The movie does over-rely on running gags, but I finally figured out why — Clouseau is incapable of learning from his mistakes, so he keeps trying the same thing, and he’s also too inept to make progress as an investigator, so the only way to advance the mystery is to keep piling up corpses. This seeming inadequacy of the character as an active protagonist will continue to trouble the series, with various solutions being attempted.
In Sam Wasson’s Edwards study, Splurch in the Kisser, the director recalled, “Things were fine for the first half of filming, but then the shit hit the fan. Sellers became a monster. He just got bored with the part and became angry, sullen, and unprofessional. He wouldn’t show up for work and began looking for anyone and everyone to blame.”

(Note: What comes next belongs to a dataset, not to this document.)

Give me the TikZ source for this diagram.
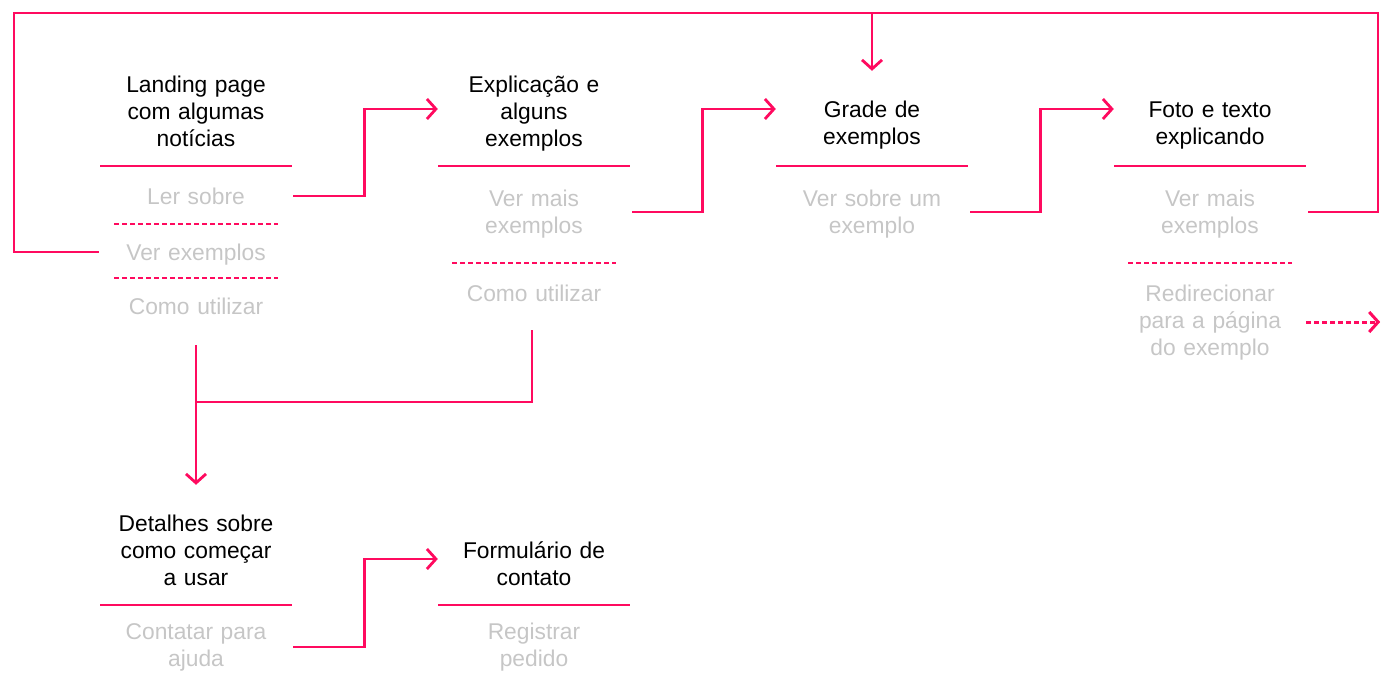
\documentclass[tikz,border=0pt]{standalone}
\usepackage{fontspec}
\setmainfont{Liberation Sans}
\usetikzlibrary{arrows.meta}
\definecolor{pink}{HTML}{FF0A5F}
\definecolor{lgray}{HTML}{C6C6C6}
\newcommand\topstrut{\rule{0pt}{21.9pt}}
\newcommand\botstrut{\rule[-5.1pt]{0pt}{5.1pt}}
\tikzset{
  txt/.style={inner sep=0pt, text width=192pt, align=center,
    font=\fontsize{22.8}{27}\selectfont,
    execute at begin node=\topstrut, execute at end node=\botstrut},
  title/.style={txt, text=black},
  item/.style={txt, text=lgray},
  divider/.style={draw=pink, line width=1.8pt},
  dashdiv/.style={draw=pink, line width=1.5pt, dash pattern=on 5pt off 3pt},
  conn/.style={draw=pink, line width=2.8pt, line join=miter},
  tip/.style={-{Straight Barb[length=9pt,width=20pt]}},
  dotconn/.style={draw=pink, line width=3pt, dash pattern=on 5pt off 3pt},
}
\begin{document}
\begin{tikzpicture}[x=1pt,y=-1pt]
\useasboundingbox (0,0) rectangle (1394,685);

% column 1
\node[title] (t1) at (196,111) {Landing page\\com algumas\\notícias};
\draw[divider] (100,166) -- (292,166);
\node[item] (i11) at (196,196) {Ler sobre};
\draw[dashdiv] (114,224) -- (278,224);
\node[item] (i12) at (196,252) {Ver exemplos};
\draw[dashdiv] (114,278) -- (278,278);
\node[item] (i13) at (196,306) {Como utilizar};

% column 2
\node[title] (t2) at (534,111) {Explicação e\\alguns\\exemplos};
\draw[divider] (438,166) -- (630,166);
\node[item] (i21) at (534,211.5) {Ver mais\\exemplos};
\draw[dashdiv] (452,263) -- (616,263);
\node[item] (i22) at (534,293) {Como utilizar};

% column 3
\node[title] (t3) at (872,122.5) {Grade de\\exemplos};
\draw[divider] (776,166) -- (968,166);
\node[item] (i31) at (872,211.5) {Ver sobre um\\exemplo};

% column 4
\node[title] (t4) at (1210,122.5) {Foto e texto\\explicando};
\draw[divider] (1114,166) -- (1306,166);
\node[item] (i41) at (1210,211.5) {Ver mais\\exemplos};
\draw[dashdiv] (1128,263) -- (1292,263);
\node[item] (i42) at (1210,320) {Redirecionar\\para a página\\do exemplo};

% bottom row
\node[title] (t5) at (196,550) {Detalhes sobre\\como começar\\a usar};
\draw[divider] (100,605) -- (292,605);
\node[item] (i51) at (196,644.5) {Contatar para\\ajuda};
\node[title] (t6) at (534,563.5) {Formulário de\\contato};
\draw[divider] (438,605) -- (630,605);
\node[item] (i61) at (534,644.5) {Registrar\\pedido};

% coordinates
\coordinate (topL) at (14,13);
\coordinate (topR) at (1378,13);
\coordinate (topM) at (872,13);
\coordinate (j) at (196,402);

% connectors
\draw[conn,tip] ([xshift=1pt]i11.east) -- ++(71,0) |- ([yshift=2pt]t2.west);
\draw[conn,tip] ([xshift=2pt,yshift=-0.5pt]i21.east) -- ++(70,0) |- ([yshift=13.5pt]t3.west);
\draw[conn,tip] ([xshift=2pt,yshift=-0.5pt]i31.east) -- ++(70,0) |- ([yshift=13.5pt]t4.west);
\draw[conn] ([xshift=2pt,yshift=-0.5pt]i41.east) -| (topR) -- (topL) |- ([xshift=-1pt]i12.west);
\draw[conn,tip] (topM) -- ([yshift=24.5pt]t3.north);
\draw[conn,tip] ([yshift=-25.5pt]i13.south) -- ([yshift=24.5pt]t5.north);
\draw[conn] ([xshift=-2pt,yshift=-23.5pt]i22.south) |- (j);
\draw[conn,tip] ([xshift=1pt,yshift=-2.5pt]i51.east) -- ++(71,0) |- ([yshift=4.5pt]t6.west);
\draw[dotconn,tip] ([yshift=-2pt]i42.east) -- ++(74,0);
\end{tikzpicture}
\end{document}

Edwards called this relationship the enigma of his life. And that mystery, as much as the money and clout to be made from the franchise, may account for his obsessive worrying at the character and the relationship.
Despite the genre-hopping, the next three films in the series do not show the invention of this one — having created Clouseau, Dreyfus and Cato, Edwards didn’t see any need to come up with many new elements. There might be some bad guys, and some leading ladies, but with Lom and Kwouk, there was a limited amount of room for new stuff, with only Balls and his hunchbacked assistant, Cunny, expanding the Clouseauverse in any lasting way. A format has been established.
A SHOT IN THE DARK stars Group Capt. Lionel Mandrake; Lisa Reiner; Addison DeWitt; Captain Nemo; Miss Scott; Professor Auguste Balls; Mrs. Leverlilly; Mr. Ling; Prof. Trousseau; Father Spiletto; Mr. Meek; Sherlock Holmes; Jimmy Winslow; and the Fiddler on the Roof.